Während der mörderischen Kampfhandlungen um die gequälte Domstadt wurde das Fenster von einigen verantwortungsbewußten Menschen noch rechtzeitig ausgebaut und in Sicherheit gebracht. Mit christlicher Barmherzigkeit nahmen sich zunächst die Gemeinde zu St. Gotthardt und dreißig Jahre später die Nachbargemeinde zu St. Katharinen des Kunstwerkes an.
1975 in das Chorscheitelfenster zu St. Katharinen eingehängt, kam es seiner geringeren Größe und des vorgelagerten Altares wegen kaum zur Geltung.
Nicht die Stirne runzeln, wenn der letzte Satz denselben Wortlaut hat wie der gleichlautende Abschnitt im Wikipedia-Eintrag zum St. Paulikloster: Beide sind aus meiner Hand – ich kann es mir leisten, bei mir selbst zu nassauern.
In jenem Wikipedia-Beitrag ist auch alles Wissenswerte über das Fenster und seine Bestimmung nachzulesen – wir wollen das nicht auseinanderziehen wie einen Kaugummi.
Am 18. Oktober 2007 beehrte Herr Privatdozent Dr. Frank Martin vom Corpus Vitrearum Medii Aevii zu Potsdam (für alle des Lateinischen Unkundigen: Gläserkörper des Mittelalters), accompaniert von drei bezaubernden Studentinnen der Technischen Universität Berlin das Kloster, um den Brandenburgern den neuesten Sachstand zur Beforschung der mittelalterlichen Glasmalkunst am Beispiel des Brandenburger Chorscheitelfensters zu St. Pauli vorzutragen. Das Chorscheitelfenster bekam durch die fachkundigen Erklärungen beinahe ein neues Gesicht. Details, die sich dem Laien oftmals verschließen, wurden exponiert. Gebannt lauschte man über beinahe anderthalb Stunden den Ausführungen des Gelehrten und seines wissenschaftlichen Nachwuchses.

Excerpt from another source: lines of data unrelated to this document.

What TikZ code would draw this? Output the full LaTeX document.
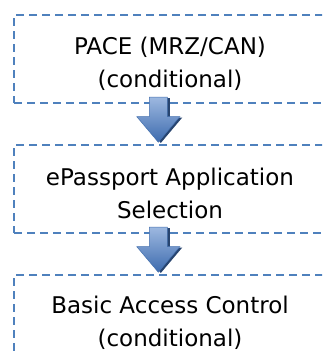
\documentclass[tikz,border=0pt]{standalone}
\usepackage{fontspec}
\setmainfont{DejaVu Sans}
\usetikzlibrary{calc}
\definecolor{dashblue}{HTML}{4F81BD}
\definecolor{arrowlight}{HTML}{9DB8E0}
\definecolor{arrowdark}{HTML}{3D6BAE}
\definecolor{arrowedge}{HTML}{4470AE}
\definecolor{arrowshadow}{HTML}{27446F}
\tikzset{
  stagebox/.style={draw=dashblue, line width=2.6pt, dash pattern=on 8pt off 5pt,
    minimum width=312pt, minimum height=88pt, inner sep=0pt},
  stagetext/.style={font=\fontsize{23}{33}\selectfont, align=center, inner sep=0pt, text=black},
  blockarrow/.style={top color=arrowlight, bottom color=arrowdark, draw=arrowedge, line width=0.5pt, line join=miter},
  blockshadow/.style={fill=arrowshadow, draw=none}
}
\begin{document}
\begin{tikzpicture}[x=1pt,y=1pt]
\useasboundingbox (0,0) rectangle (322,-354);
\clip (0,0) rectangle (322,-354);
\node[stagebox] (b1) at (170,-59) {};
\node[stagebox] (b2) at (170,-189) {};
\node[stagebox] (b3) at (170,-319) {};
\node[stagetext, anchor=base] (t1) at (170,-87) {PACE (MRZ/CAN)\\(conditional)};
\node[stagetext, anchor=base] (t2) at (170,-218) {ePassport Application\\Selection};
\node[stagetext, anchor=base] (t3) at (170,-346) {Basic Access Control\\(conditional)};
\foreach \u/\v in {b1/b2, b2/b3} {
  \coordinate (tip) at ($(\v.north)+(-11.7,1.5)$);
  \path[blockshadow] ($(tip)+(2.5,-0.8)$) -- ++(-21.5,25.5) -- ++(12.5,0) -- ++(0,19.5) -- ++(18,0) -- ++(0,-19.5) -- ++(12.5,0) -- cycle;
  \path[blockarrow] (tip) -- ++(-21.5,25.5) -- ++(12.5,0) -- ++(0,19.5) -- ++(18,0) -- ++(0,-19.5) -- ++(12.5,0) -- cycle;
}
\end{tikzpicture}
\end{document}
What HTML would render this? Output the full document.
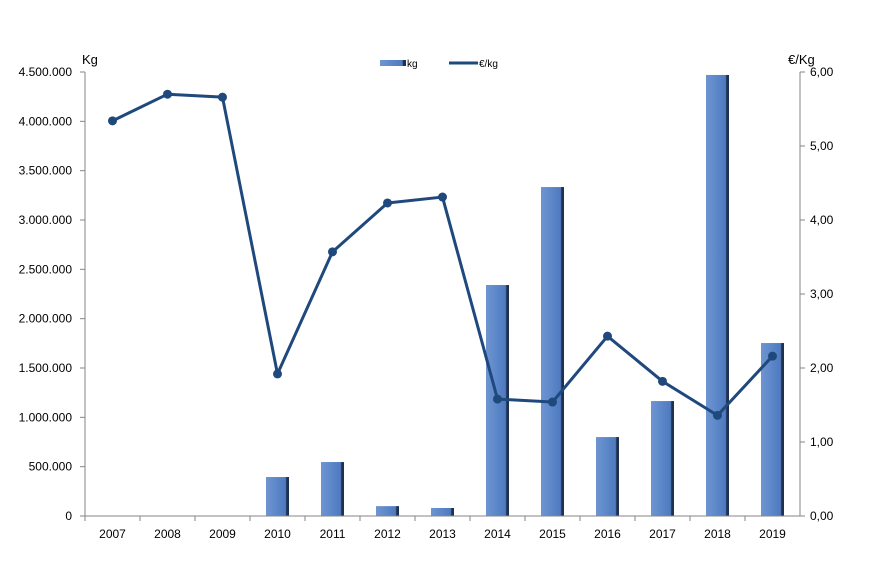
<!DOCTYPE html>
<html><head><meta charset="utf-8"><style>
body{margin:0;background:#fff;}
svg text{font-family:"Liberation Sans",sans-serif;fill:#000;}
</style></head><body>
<svg id="chart" width="879" height="582" xmlns="http://www.w3.org/2000/svg">
<defs>
<linearGradient id="bg" x1="0" x2="1" y1="0" y2="0">
<stop offset="0" stop-color="#6f95d0"/><stop offset="0.5" stop-color="#5a86c8"/><stop offset="0.85" stop-color="#4f7bbf"/><stop offset="0.9" stop-color="#1f3050"/><stop offset="1" stop-color="#1f3050"/>
</linearGradient>
</defs>
<g id="grid"></g>
<g id="bars"></g>
<g id="line"></g>
<g id="axes"></g>
<text x="82" y="64" font-size="13">Kg</text>
<text x="788" y="64" font-size="13">€/Kg</text>
<g>
<rect x="380" y="60" width="26" height="6" fill="url(#bg)"/>
<text x="407" y="67" font-size="10">kg</text>
<line x1="449" y1="63" x2="478" y2="63" stroke="#1f497d" stroke-width="3"/>
<text x="479" y="67" font-size="10">€/kg</text>
</g>
</svg>
<script>
const years=['2007','2008','2009','2010','2011','2012','2013','2014','2015','2016','2017','2018','2019'];
const kg=[5000,5000,5000,395000,547000,100000,81000,2341000,3334000,800000,1165000,4470000,1753000];
const price=[5.34,5.70,5.66,1.92,3.57,4.23,4.31,1.58,1.54,2.43,1.82,1.36,2.16];
const leftTicks=['0','500.000','1.000.000','1.500.000','2.000.000','2.500.000','3.000.000','3.500.000','4.000.000','4.500.000'];
const rightTicks=['0,00','1,00','2,00','3,00','4,00','5,00','6,00'];
const X0=85,X1=800,Y0=516,Y1=72;
const ns='http://www.w3.org/2000/svg';
const cw=(X1-X0)/years.length;
const xc=i=>X0+cw*(i+0.5);
const yL=v=>Y0-(Y0-Y1)*v/4500000;
const yR=v=>Y0-(Y0-Y1)*v/6;
function mk(tag,attrs,parent){const e=document.createElementNS(ns,tag);for(const k in attrs)e.setAttribute(k,attrs[k]);document.getElementById(parent).appendChild(e);return e;}
kg.forEach((v,i)=>{const y=yL(v);const r=mk('rect',{x:xc(i)-11.5,y:y,width:23,height:Math.max(Y0-y,1),fill:'url(#bg)'},'bars');

});
const pts=price.map((v,i)=>xc(i)+','+yR(v)).join(' ');
const pl=mk('polyline',{points:pts,fill:'none',stroke:'#1f497d','stroke-width':3,'stroke-linejoin':'round'},'line');


price.forEach((v,i)=>{const c=mk('circle',{cx:xc(i),cy:yR(v),r:4.5,fill:'#1f497d'},'line');

});
const ax=[[X0,Y1,X0,Y0],[X1,Y1,X1,Y0],[X0,Y0,X1,Y0]];
ax.forEach(a=>{const l=mk('line',{x1:a[0],y1:a[1],x2:a[2],y2:a[3],stroke:'#868686','stroke-width':1},'axes');

});
leftTicks.forEach((t,i)=>{const y=Y0-(Y0-Y1)*i/(leftTicks.length-1);
mk('line',{x1:X0-5,y1:y,x2:X0,y2:y,stroke:'#868686'},'axes');
const tx=mk('text',{x:X0-13,y:y+4,'font-size':12,'text-anchor':'end'},'axes');tx.textContent=t;

});
rightTicks.forEach((t,i)=>{const y=Y0-(Y0-Y1)*i/(rightTicks.length-1);
mk('line',{x1:X1,y1:y,x2:X1+5,y2:y,stroke:'#868686'},'axes');
const tx=mk('text',{x:X1+10,y:y+4,'font-size':12},'axes');tx.textContent=t;

});
years.forEach((t,i)=>{mk('line',{x1:X0+cw*i,y1:Y0,x2:X0+cw*i,y2:Y0+5,stroke:'#868686'},'axes');
const tx=mk('text',{x:xc(i),y:Y0+22,'font-size':12,'text-anchor':'middle'},'axes');tx.textContent=t;

});
</script>
</body></html>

Beim Chorscheitelfenster handelt es sich wirklich und wahrhaftig um eine ostelbische Preciose, die im Märkischen den Vergleich mit ihresgleichen nicht zu scheuen braucht. In mittelalterlicher Tradition werden typologisch Szenen des Alten und des Neuen Testamentes gegenübergestellt, um die „Rechtsnachfolge“ des neuen Bundes der Christenheit mit Gott auf ein solides theologisches Fundament zu hieven. Gleichsam prophetisch sollten Stellenzitate des Alten Testamentes auf Geschehnisse verweisen, die im Neuen Testament beschrieben werden. Da sucht beispielsweise Jona durch seinen Opfersprung in die Tiefe des Meeres den Sturm zu beruhigen, der die Menschen auf seinem Schiffe bedroht. Drei Tage muß er im Bauche des Walfischs ausharren, bis die See ihn wieder freigibt. So opfert sich auch der Sohn Gottes, um den Fluch der Erbsünde von den Menschen zu nehmen. Drei Tage liegt er im Grabe, bis er auffahren darf zu seinem Vater im Himmel. Schroff aber kunstvoll inszenierten die Alten das Thema, eine bislang unbekannte Werkstatt restaurierte und ergänzte um 1850 herum fehlende oder verwitterte Fenstertafeln ebenfalls mit kundiger Hand, drückte ihr aber den idealisierenden, verweichlichten und etwas süßlichen Stil des 19. Jahrhunderts auf. Wir danken Herrn Dr. Martin für diese hervorragende verbale Vorlage, die wir besser nicht hätten formulieren können.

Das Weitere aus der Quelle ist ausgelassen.